### PROVIDED MATERIAL
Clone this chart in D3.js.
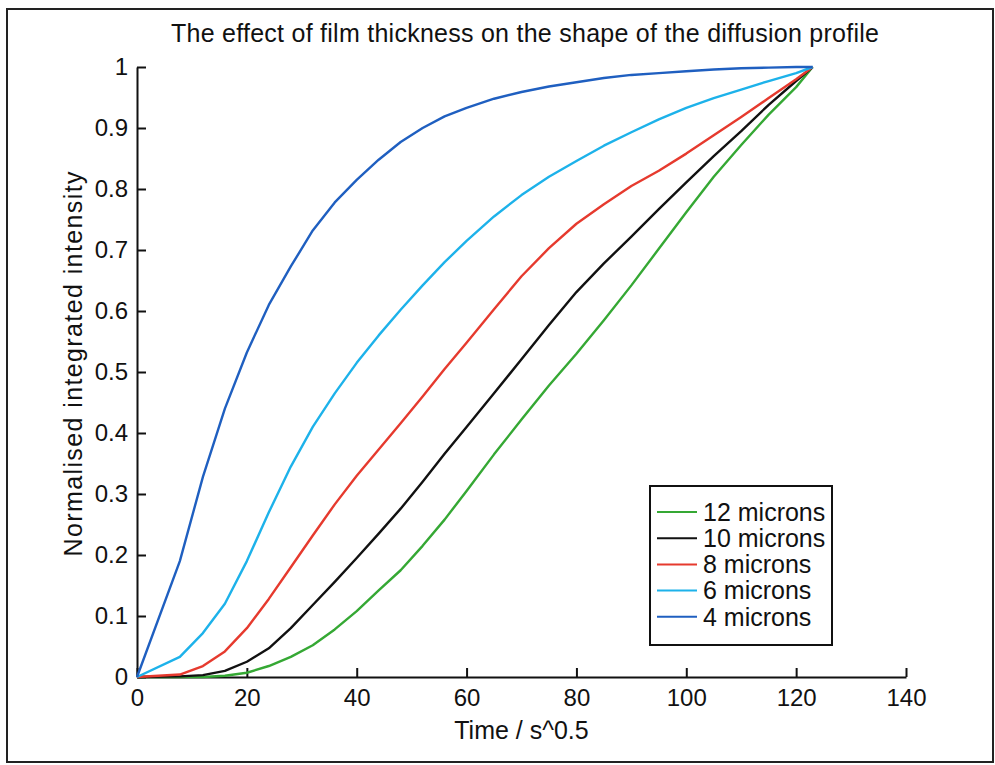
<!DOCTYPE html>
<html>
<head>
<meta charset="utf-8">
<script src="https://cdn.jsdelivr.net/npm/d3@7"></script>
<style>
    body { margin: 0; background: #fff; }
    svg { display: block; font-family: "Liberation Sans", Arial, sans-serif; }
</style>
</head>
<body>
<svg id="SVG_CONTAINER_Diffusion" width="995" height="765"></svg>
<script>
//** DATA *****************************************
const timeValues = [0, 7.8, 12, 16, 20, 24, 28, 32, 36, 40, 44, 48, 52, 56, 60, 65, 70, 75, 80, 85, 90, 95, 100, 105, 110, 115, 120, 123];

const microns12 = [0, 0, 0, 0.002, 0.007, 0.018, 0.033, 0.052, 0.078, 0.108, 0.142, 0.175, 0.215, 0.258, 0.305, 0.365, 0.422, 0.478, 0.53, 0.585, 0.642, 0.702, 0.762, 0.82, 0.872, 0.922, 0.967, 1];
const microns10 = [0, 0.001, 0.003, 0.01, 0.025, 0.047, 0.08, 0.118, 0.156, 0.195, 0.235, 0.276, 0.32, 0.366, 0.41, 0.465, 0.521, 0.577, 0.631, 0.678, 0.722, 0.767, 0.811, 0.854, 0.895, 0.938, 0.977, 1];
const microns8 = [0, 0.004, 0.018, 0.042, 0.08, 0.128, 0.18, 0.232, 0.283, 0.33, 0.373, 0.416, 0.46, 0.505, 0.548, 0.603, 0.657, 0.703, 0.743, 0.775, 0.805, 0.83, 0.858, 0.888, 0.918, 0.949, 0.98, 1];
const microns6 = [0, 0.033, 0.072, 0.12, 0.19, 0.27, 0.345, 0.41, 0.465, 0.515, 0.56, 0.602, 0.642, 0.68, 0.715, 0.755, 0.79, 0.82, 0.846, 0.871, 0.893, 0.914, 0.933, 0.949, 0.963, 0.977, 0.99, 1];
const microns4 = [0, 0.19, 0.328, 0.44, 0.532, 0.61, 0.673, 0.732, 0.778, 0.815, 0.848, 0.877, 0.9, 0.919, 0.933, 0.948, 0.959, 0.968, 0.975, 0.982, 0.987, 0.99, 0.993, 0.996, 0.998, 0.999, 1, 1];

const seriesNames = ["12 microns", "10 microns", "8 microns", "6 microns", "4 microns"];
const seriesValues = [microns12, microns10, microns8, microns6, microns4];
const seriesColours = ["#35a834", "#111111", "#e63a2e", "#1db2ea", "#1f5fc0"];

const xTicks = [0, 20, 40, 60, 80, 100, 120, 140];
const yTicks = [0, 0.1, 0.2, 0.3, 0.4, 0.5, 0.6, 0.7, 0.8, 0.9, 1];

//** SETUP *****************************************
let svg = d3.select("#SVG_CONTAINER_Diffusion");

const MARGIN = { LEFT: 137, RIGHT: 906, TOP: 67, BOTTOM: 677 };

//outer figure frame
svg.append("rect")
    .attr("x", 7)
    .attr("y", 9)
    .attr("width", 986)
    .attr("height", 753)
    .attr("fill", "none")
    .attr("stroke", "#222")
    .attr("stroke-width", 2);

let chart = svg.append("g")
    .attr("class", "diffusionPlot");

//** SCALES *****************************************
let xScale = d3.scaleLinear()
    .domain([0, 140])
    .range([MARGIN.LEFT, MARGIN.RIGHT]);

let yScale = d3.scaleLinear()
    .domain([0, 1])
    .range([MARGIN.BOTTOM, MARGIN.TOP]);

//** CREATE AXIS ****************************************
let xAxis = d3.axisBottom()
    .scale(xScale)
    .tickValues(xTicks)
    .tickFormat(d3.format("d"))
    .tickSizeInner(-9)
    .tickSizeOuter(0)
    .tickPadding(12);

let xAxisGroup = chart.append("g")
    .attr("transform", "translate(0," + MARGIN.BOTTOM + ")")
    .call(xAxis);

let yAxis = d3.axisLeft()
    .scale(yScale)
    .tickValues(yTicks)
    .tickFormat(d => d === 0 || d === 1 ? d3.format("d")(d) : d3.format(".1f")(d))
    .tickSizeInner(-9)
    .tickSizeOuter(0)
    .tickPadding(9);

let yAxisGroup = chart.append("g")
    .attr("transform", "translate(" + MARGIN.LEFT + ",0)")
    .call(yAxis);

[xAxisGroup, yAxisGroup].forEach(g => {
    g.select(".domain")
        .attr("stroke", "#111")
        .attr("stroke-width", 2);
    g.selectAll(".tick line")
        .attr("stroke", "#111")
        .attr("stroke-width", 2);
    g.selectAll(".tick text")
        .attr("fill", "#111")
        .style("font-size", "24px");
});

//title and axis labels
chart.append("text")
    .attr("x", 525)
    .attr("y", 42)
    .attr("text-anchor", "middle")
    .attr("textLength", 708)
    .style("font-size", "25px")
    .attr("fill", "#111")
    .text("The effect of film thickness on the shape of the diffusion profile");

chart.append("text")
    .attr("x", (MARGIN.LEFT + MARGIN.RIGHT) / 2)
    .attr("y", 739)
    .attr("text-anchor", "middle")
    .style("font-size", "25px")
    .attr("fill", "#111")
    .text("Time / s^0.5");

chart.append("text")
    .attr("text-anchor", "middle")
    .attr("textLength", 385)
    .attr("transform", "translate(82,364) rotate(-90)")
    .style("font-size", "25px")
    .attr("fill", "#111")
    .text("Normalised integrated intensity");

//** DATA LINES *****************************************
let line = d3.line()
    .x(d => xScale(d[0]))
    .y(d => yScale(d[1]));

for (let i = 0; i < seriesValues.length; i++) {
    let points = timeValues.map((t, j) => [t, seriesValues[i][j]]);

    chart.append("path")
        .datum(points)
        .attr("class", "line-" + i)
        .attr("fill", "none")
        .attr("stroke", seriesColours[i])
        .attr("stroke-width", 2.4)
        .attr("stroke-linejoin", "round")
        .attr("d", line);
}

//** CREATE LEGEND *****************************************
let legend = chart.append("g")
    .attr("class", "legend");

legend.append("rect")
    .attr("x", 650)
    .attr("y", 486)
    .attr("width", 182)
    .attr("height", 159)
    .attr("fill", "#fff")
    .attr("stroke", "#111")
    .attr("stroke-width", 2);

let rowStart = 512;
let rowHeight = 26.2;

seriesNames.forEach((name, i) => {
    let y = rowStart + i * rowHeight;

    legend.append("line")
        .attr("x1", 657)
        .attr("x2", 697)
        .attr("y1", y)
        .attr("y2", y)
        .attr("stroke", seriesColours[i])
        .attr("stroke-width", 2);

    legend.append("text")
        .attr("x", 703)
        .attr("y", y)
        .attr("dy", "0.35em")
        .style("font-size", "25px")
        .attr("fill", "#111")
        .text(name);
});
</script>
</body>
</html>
######
Give again, word for word, every line from the top of the data through the line with "115, 120, 123];", both ends included, and exclude the pictures.

Clone this chart in D3.js.
<!DOCTYPE html>
<html>
<head>
<meta charset="utf-8">
<script src="https://cdn.jsdelivr.net/npm/d3@7"></script>
<style>
    body { margin: 0; background: #fff; }
    svg { display: block; font-family: "Liberation Sans", Arial, sans-serif; }
</style>
</head>
<body>
<svg id="SVG_CONTAINER_Diffusion" width="995" height="765"></svg>
<script>
//** DATA *****************************************
const timeValues = [0, 7.8, 12, 16, 20, 24, 28, 32, 36, 40, 44, 48, 52, 56, 60, 65, 70, 75, 80, 85, 90, 95, 100, 105, 110, 115, 120, 123];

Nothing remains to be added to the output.